6. Expected Outcomes
Based on published benchmarks and behavioral research:
- 15-25% reduction in shipping-step abandonment (Baymard Institute benchmarks show delivery clarity improvements in this range)
- 30-40% reduction in delivery/return-related support tickets (information surfaced proactively eliminates reactive inquiries)
- 5-10% increase in overall checkout conversion (compound effect of reducing the largest single-step drop-off)
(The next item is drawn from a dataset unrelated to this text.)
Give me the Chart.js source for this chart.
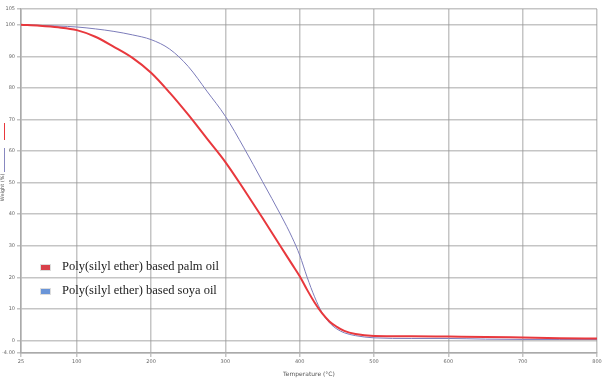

- Improved NPS/CSAT scores related to shipping experience, even before any logistics changes
7. Theoretical Foundation Summary
This plan draws on the following established behavioral science principles:
- Uncertainty aversion (Ellsberg, 1961) -- People avoid options with unknown probabilities
- Loss aversion (Kahneman & Tversky, 1979) -- Losses are felt ~2x more intensely than equivalent gains
- Zero-risk bias (Baron, 2000) -- People prefer eliminating a small risk entirely over reducing a larger risk
- Default effect (Johnson & Goldstein, 2003) -- People disproportionately stick with pre-selected options
- Goal gradient effect (Kivetz et al., 2006) -- Effort increases as people approach a goal
- Endowment effect (Thaler, 1980) -- People value things more once they feel ownership
- Implementation intentions (Gollwitzer, 1999) -- Concrete procedural clarity increases follow-through
- Social proof (Cialdini, 1984) -- People follow the actions of others in uncertain situations
- Commitment consistency (Cialdini, 1984) -- People prefer to act consistently with prior commitments
- Temporal landmarks (Dai et al., 2014) -- People are more motivated when goals align with meaningful time markers
Conclusion
Checkout abandonment at the shipping step is fundamentally a trust and certainty problem, not a UX or pricing problem. Users have already decided they want the product and are willing to pay. What stops them is unresolved anxiety about the post-purchase experience: Will it arrive when I need it? What if it's wrong?
The interventions above systematically dismantle these anxieties using proven behavioral principles. The key insight is that information alone is not enough -- the information must be presented at the right moment, in the right frame, with the right defaults, to convert uncertainty into confidence.